There’s a contradiction often built into the job of public official—one I’ve observed over some 15 years reporting on various local governments in the Bay Area.
Elected officials—often dedicated folks without nefarious motives—may sprint straight ahead with a passion to move a project forward. But in their rush to get the job done, the official may trample on the citizens’ right to know what government is doing and their right to give input into the process.
Last Tuesday, the City Council met in a 5 p.m. workshop with a group of “sunshine” advocates and experts to look at how Berkeley’s government can become more transparent than California’s open meeting and public records laws require. San Francisco, Oakland, Benicia, Riverside, Milpitas, and Contra Costa County have adopted “sunshine” laws.
Panelists included Terry Francke, an attorney from Californians Aware who has advised cities on sunshine laws; Mark Schlosberg, police practices policy director with the Northern California American Civil Liberties Union, a Berkeley resident and former member of its Police Review Commission; Jinky Gardner president of the Berkeley-Emeryville-Albany League of Women Voters. I participated on the panel as the representative of the Freedom of Information Committee of the Society of Professional Journalists, Northern California chapter.
Panelists underscored the significant progress Berkeley has shown by having made a host of documents available on its website. Ironically, the draft sunshine law presented at Tuesday’s meeting and its earlier 23 iterations had not previously been accessible to the public. It can now be found on the city’s website by going to the March 20 special work session City Council agenda. Links to the draft are also on the Daily Planet website, along with a model San Jose ordinance—not yet adopted—and the San Francisco Sunshine Ordinance.
During discussion of the draft document, Councilmember Darryl Moore said city staff should have involved the council. “I’ve not been part of the discussion nor any of us here on the dais,” he said, noting the council first asked staff to begin work on a sunshine ordinance in 2001. “That bothers me and disturbs me greatly; it shouldn’t take six long years,” he said.
On April 24, the council will discuss an expanded process for adopting a Berkeley sunshine law that would include input from both open government experts and the public.

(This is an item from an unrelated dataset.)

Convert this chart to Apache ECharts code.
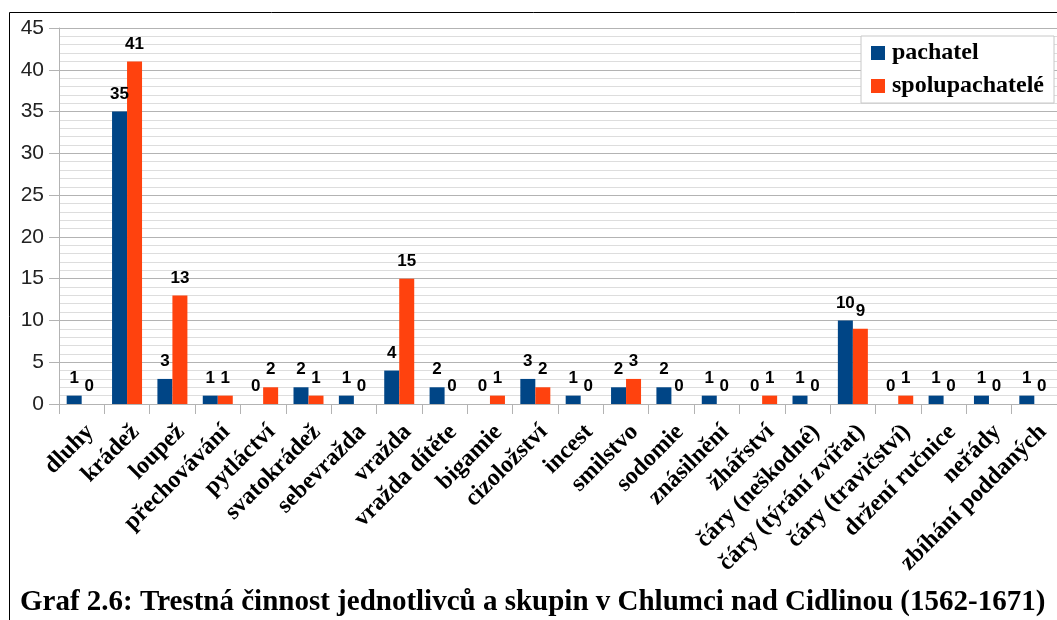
<!DOCTYPE html>
<html>
<head>
<meta charset="utf-8">
<title>Graf 2.6</title>
<script src="https://cdn.jsdelivr.net/npm/echarts@6/dist/echarts.min.js"></script>
<style>
  html, body { margin: 0; padding: 0; background: #fff; }
  #chart { width: 1057px; height: 620px; }
</style>
</head>
<body>
<div id="chart"></div>
<script>
// kategorie trestne cinnosti
var categories = ['dluhy', 'krádež', 'loupež', 'přechovávání', 'pytláctví', 'svatokrádež',
    'sebevražda', 'vražda', 'vražda dítěte', 'bigamie', 'cizoložství', 'incest', 'smilstvo',
    'sodomie', 'znásilnění', 'žhářství', 'čáry (neškodné)', 'čáry (týrání zvířat)',
    'čáry (travičství)', 'držení ručnice', 'neřády', 'zbíhání poddaných'];
var pachatel = [1, 35, 3, 1, 0, 2, 1, 4, 2, 0, 3, 1, 2, 2, 1, 0, 1, 10, 0, 1, 1, 1];
var spolupachatele = [0, 41, 13, 1, 2, 1, 0, 15, 0, 1, 2, 0, 3, 0, 0, 1, 0, 9, 1, 0, 0, 0];
var yTicks = [0, 5, 10, 15, 20, 25, 30, 35, 40, 45];
var titleText = 'Graf 2.6: Trestná činnost jednotlivců a skupin v Chlumci nad Cidlinou (1562-1671)';

var serif = '"Liberation Serif", "DejaVu Serif", serif';
var sans = '"Liberation Sans", Arial, sans-serif';

var labelStyle = {
    show: true,
    position: 'top',
    distance: 9,
    color: '#000',
    fontFamily: sans,
    fontWeight: 'bold',
    fontSize: 17
};

var myChart = echarts.init(document.getElementById('chart'), null, { renderer: 'canvas' });
var option = {
    animation: false,
    backgroundColor: '#fff',
    graphic: [
        {
            // ramecek kolem grafu
            type: 'rect',
            shape: { x: 9.5, y: 12.5, width: 1070, height: 700 },
            style: { fill: 'none', stroke: '#000', lineWidth: 1 },
            silent: true
        },
        {
            type: 'text',
            left: 20,
            top: 588,
            style: {
                text: titleText,
                fontFamily: serif,
                fontWeight: 'bold',
                fontSize: 29,
                fill: '#000'
            }
        }
    ],
    legend: {
        data: ['pachatel', 'spolupachatelé'],
        orient: 'vertical',
        left: 861,
        top: 36,
        icon: 'rect',
        itemWidth: 14,
        itemHeight: 14,
        itemGap: 9,
        padding: [5, 10, 5, 10],
        backgroundColor: '#fff',
        borderColor: '#c8c8c8',
        borderWidth: 1,
        textStyle: {
            fontFamily: serif,
            fontWeight: 'bold',
            fontSize: 24,
            color: '#000',
            padding: [0, 0, 0, 2]
        }
    },
    grid: {
        left: 59,
        top: 28,
        width: 1003,
        height: 376,
        containLabel: false
    },
    xAxis: {
        type: 'category',
        data: categories,
        axisLine: { show: true, lineStyle: { color: '#b3b3b3' } },
        axisTick: { show: true, length: 10, alignWithLabel: false, lineStyle: { color: '#b3b3b3' } },
        axisLabel: {
            interval: 0,
            rotate: 45,
            margin: 16,
            verticalAlign: 'top',
            color: '#000',
            fontFamily: serif,
            fontWeight: 'bold',
            fontSize: 24
        },
        splitLine: { show: false }
    },
    yAxis: {
        type: 'value',
        min: yTicks[0],
        max: yTicks[yTicks.length - 1],
        interval: 5,
        axisLine: { show: true, lineStyle: { color: '#b3b3b3' } },
        axisTick: { show: true, length: 10, lineStyle: { color: '#b3b3b3' } },
        axisLabel: {
            margin: 15,
            color: '#222',
            fontFamily: sans,
            fontSize: 21
        },
        splitLine: { show: true, lineStyle: { color: '#b3b3b3' } },
        minorTick: { show: false, splitNumber: 5 },
        minorSplitLine: { show: true, lineStyle: { color: '#dddddd' } }
    },
    series: [
        {
            name: 'pachatel',
            type: 'bar',
            data: pachatel,
            barWidth: 15,
            barGap: '0%',
            itemStyle: { color: '#004586' },
            label: labelStyle
        },
        {
            name: 'spolupachatelé',
            type: 'bar',
            data: spolupachatele,
            barWidth: 15,
            barGap: '0%',
            itemStyle: { color: '#ff420e' },
            label: labelStyle
        }
    ]
};
myChart.setOption(option);
</script>
</body>
</html>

The panel, the council and 10 or so members of the public who commented at the workshop agreed the draft ordinance needs more work. Councilmember Kriss Worthington engaged in debate with the city attorney about whether all the issues raised in 2001 had been addressed in the draft, such as creating a time certain for public hearings, writing clear council and commission agendas, and how settlement agreements discussed in closed session were to be made public before council approval.
A key concern of panelists and some members of the community was that the draft places the city manager in the position of responding to complaints about violations of the ordinance.
While some said a commission should be set up to oversee the ordinance—with the League’s Gardner commenting that she never thought she’d advocate for one more commission—City Manager Phil Kamlarz said that such a commission would have no teeth unless the measure was put before the voters as a charter amendment, which was done in Oakland and San Francisco.
“Those whose actions are in question cannot be deciding what is or is not public knowledge,” said Berkeley resident Peter Sussman, also a member of the Society of Professional Journalists Freedom of Information Committee.
But Mayor Tom Bates disagreed, saying: “If you have a commission that’s only advisory, it seems like a waste of time.”
Gardner elaborated: “When I say an advisory commission, I think you would listen. If none of the boards and commissions has final authority and you override them all, why do we have any of them?”
While the draft ordinance says a member of the public can take an alleged violation of the ordinance to court, Schlosberg noted that the ordinance does not provide for a successful complainant’s attorney’s fees to be paid by the city if it loses, as they are in other cities.
Schlosberg also addressed the city’s guidelines for release of police records. A problem he noted is that they include no provision for releasing records showing the type and frequency of the use of force.
“Getting that kind of aggregate information allows us to look at whether there’s a pattern of a certain type of force being used in ways that may not be in conformance with the way the community would want such things to be used,” Schlosberg said, adding that another omission in the guidelines was that dispatch tapes should be released to show whether calls are handled properly.
The Oakland League of Women Voters played a critical role in writing Oakland’s sunshine ordinance and Gardner promised the assistance of the League in the Berkeley process, particularly in bringing citizens together to give their input and, after the law is drafted, to write a handbook making the laws easily understandable to the citizens.
“After all, the public is probably the biggest stakeholder,” Gardner said.